From the sea to the sky. The next day, en route to Oban from our final anchorage at Ardtornish Bay between Loch Aline and Loch Linnhe, Rob kills the engines to allow his passengers the best possible view of a sea eagle at the southernmost point of the Morvern peninsula. By this point we have seen enough birds to last a lifetime – guillemot, fulmar, gannet, great skua, black-backed gull, oystercatcher, lapwing, puffin, black-throated diver – yet when Andy Bennett, an owlish ex-supermarket manager turned tour guide, says he’s spotted an example of the UK’s largest bird of prey, we all hurry to the rear deck with binoculars at the ready. And there it is, its wingspan up to eight feet in width yet so distant as to be a lone speck atop a crag. We look, and look, and look, necks craned. Eventually it takes off, wheeling lazily perhaps 400 feet above us, a mote caught in the sunlight.

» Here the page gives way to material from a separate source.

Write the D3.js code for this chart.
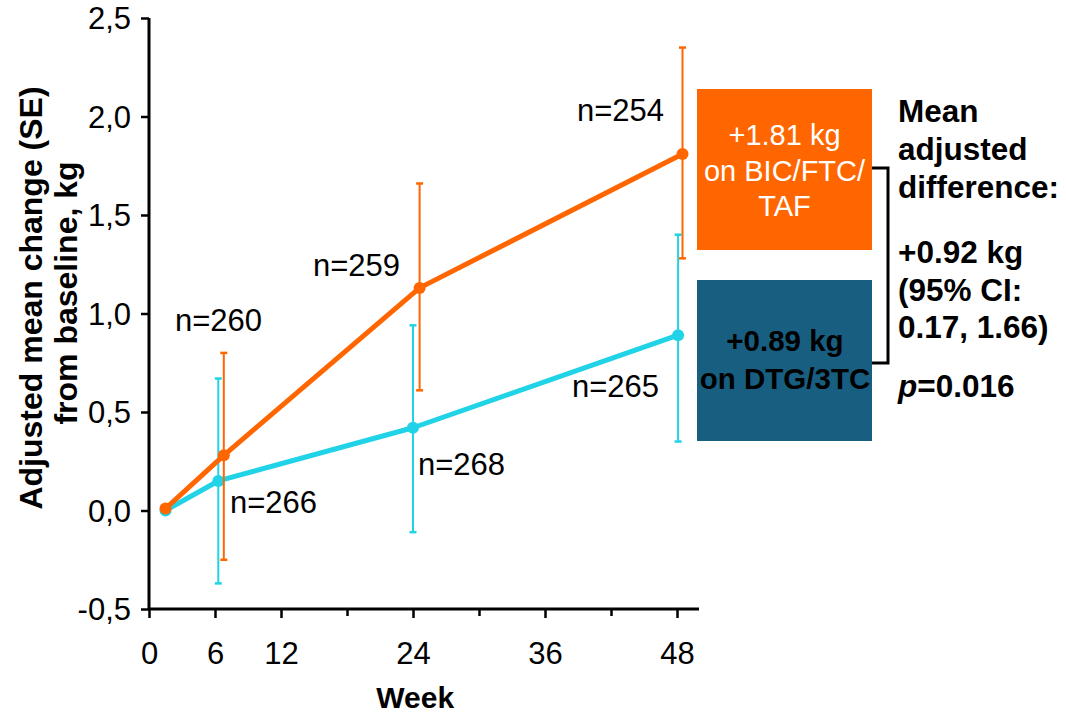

Yet the human marvels I witness, albeit less alien, are equally humbling. Chief among these are the travelogues of fellow passengers John and Heera Barton, long retired from remarkable careers in law and nursing respectively yet bristling with vigour and a yen for adventure. Despite surviving maritime chaos crossing the Drake Passage, which separates the tip of South America and Antarctica, and walking the 490-mile Camino de Santiago de Compostela in three weeks in their 60s, each carrying little more than one change of clothing, John and Heera are the embodiment of fearlessness in the face of encroaching age. You sense this cruise to St Kilda was deemed the soft option when they were planning their jaunts for 2014.

Other human enterprises that blow the mind are historic, and spark a flurry of further reading on my return home. It was on Soay that Gavin Maxwell gambled his fortune – and lost, as told in his first book, the disarmingly frank Harpoon At A Venture. Having bought the island in 1943, he was demobbed in 1944 and set about building a factory that would, he hoped, reap dividends from the various parts of the then-unprotected basking shark, particularly the oil of the liver. Thus began a series of ruinously expensive experiments, recruitment failures, administrative struggles and equipment blunders. Within four years he had lost a fortune.

After sailing across the Minch and down the west coast of Skye, past Moonen Bay where Maxwell had his first major success hunting the second-biggest fish in the world’s oceans, we go onshore to Soay, the air thick with midges, and make the short trek across the isthmus to the north harbour where the remains of the factory lie static and untended. Even under the gabbro scowl of the Cuillin, you can see why Maxwell lost both his heart and his savings to Soay.

On a further sojourn onshore the following morning, our party meets the niece of Tex Geddes, a colleague of Maxwell in the Special Forces who became his first employee at the factory and quite a character. “He could handle a boat well and had a keenness for adventure which appealed to me,” wrote Maxwell. “On the debit side were a violent temper and a periodic liking for drink.” Now 79, Geddes’s niece splits her time between Soay and Dingwall and is thrilled that visitors to the island have heard of her late uncle.

There are myriad other spectacles on the cruise – Hirta; the tranquillity and gin-clear waters of Taransay after a hellish six-hour journey back from St Kilda; ploughing along the Sounds of Harris, Barra, Rum and Mull – but while it’s possible to revisit places, you can’t revisit those evenings on board when the food is flavoursome and plentiful and the atmosphere rich with companionship and mirth. It’s an experience you can’t put a price on.